Maksymiuk: bez komisji śledczej nie ma zgody na wybory
Wiceszef Samoobrony Janusz Maksymiuk, powiedział w Opolu, że jeżeli PO poprze
powołanie komisji ws. akcji CBA w resorcie rolnictwa, to
Samoobrona będzie głosować za wnioskiem PO o konstruktywne wotum
nieufności dla rządu wraz z ich kandydatem na premiera.
Nie wyrazimy zgody na wcześniejsze wybory przed powołaniem komisji śledczej w sprawie CBA. Będziemy głosowali przeciwko skróceniu kadencji i nie dojdzie do jej skrócenia. Po wyborach komisja niczego nie wyjaśni - powiedział. Ludzie muszą się dowiedzieć o wszystkich przekrętach - podkreślił.
PiS chce skrócenia kadencji, również ze względu na problemy finansowe, związane z decyzją PKW- zaznaczył Maksymiuk.
PKW odrzuciła sprawozdanie finansowe PiS, z powodu przyjęcia przez partię środków finansowych pochodzących od cudzoziemców oraz od osób prawnych. PiS podaje, że wszelkie otrzymane środki, do których zachodziły podejrzenia, że mogą pochodzić od osób prawnych lub cudzoziemców, partia umieszczała na specjalnym buforowym, zablokowanym koncie księgowym.

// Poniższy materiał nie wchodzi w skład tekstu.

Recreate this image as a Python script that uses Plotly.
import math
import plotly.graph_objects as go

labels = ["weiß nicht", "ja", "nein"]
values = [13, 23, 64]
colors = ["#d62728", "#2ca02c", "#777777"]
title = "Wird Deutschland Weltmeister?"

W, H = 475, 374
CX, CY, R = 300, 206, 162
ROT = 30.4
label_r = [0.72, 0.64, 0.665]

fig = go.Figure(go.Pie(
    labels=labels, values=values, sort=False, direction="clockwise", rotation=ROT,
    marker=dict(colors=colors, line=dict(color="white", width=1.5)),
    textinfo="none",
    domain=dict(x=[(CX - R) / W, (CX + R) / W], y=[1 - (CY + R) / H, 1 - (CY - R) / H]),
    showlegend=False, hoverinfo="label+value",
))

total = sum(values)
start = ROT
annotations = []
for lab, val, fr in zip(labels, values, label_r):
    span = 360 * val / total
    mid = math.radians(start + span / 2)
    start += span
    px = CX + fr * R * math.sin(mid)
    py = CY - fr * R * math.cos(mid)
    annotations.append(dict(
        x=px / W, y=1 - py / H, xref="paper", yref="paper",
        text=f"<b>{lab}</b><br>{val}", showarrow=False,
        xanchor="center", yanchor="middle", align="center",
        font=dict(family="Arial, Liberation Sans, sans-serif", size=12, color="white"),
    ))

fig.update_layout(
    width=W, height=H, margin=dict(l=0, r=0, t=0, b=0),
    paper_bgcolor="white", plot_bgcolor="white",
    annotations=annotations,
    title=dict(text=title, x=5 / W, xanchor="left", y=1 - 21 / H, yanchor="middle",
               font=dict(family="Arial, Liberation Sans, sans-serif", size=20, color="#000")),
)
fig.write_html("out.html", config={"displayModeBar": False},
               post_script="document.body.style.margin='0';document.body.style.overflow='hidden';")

Jeżeli PO i PiS chcą koalicji, to nie muszą robić wyborów i mogą zawrzeć ją teraz - zaznaczył. My, składając wniosek o wotum nieufności wobec rządu, zadajemy PO pytanie - czy jesteś za dalszymi rządami PiS, z premierem Kaczyńskim na czele. Jeżeli PO odpowie "tak", to głosuje przeciwko wnioskowi, albo też nie składa swojego wniosku o wotum nieufności - powiedział wiceszef Samoobrony. Jeżeli PO złoży swój wniosek o wotum nieufności z kandydatem do przyjęcia przez nas, zrobimy wszystko, żeby Janusz Kaczmarek wycofał swoją kandydaturę - zadeklarował.
Jak powiedział Maksymiuk, jest wielu ludzi, których Samoobrona mogłaby zaakceptować. Nie zgodzilibyśmy się na Janusza Lewandowskiego - stwierdził.
Wiceszef Samoobrony ocenił, że kampania pod rządami PiS będzie prowadzona pod dyktando służb specjalnych i prokuratury - "i tu jest duża rola PO" - zaznaczył. Nie oczekujemy że PO będzie z nami rozmawiała o przyszłym rządzie, bo zdajemy sobie sprawę, że nawzajem byśmy tego z różnych względów nie zrobili - powiedział. Celem jest uporządkowanie sytuacji politycznej i odebranie władzy PiS, jak również prowadzenie kampanii pod dyktando konstytucji, a nie służb specjalnych - zaznaczył Maksymiuk.
Jeżeli rozpocznie się kampania pod dyktando służb specjalnych, to PO musi sobie zdawać sprawę, że politycy z czołowych miejsc na ich listach wyborczych, będą wzywani na przesłuchania i znajdą się w kręgu podejrzeń - ocenił wiceszef Samoobrony.
Jeżeli mamy być zwierzęciem politycznym, to lepiej jak poluje myśliwy a nie kłusownik- ocenił. Kłusownik zakłada wnyki, a ten, który je zakłada sam w nie wpadnie. Wnyki to np. akcja CBA - dodał.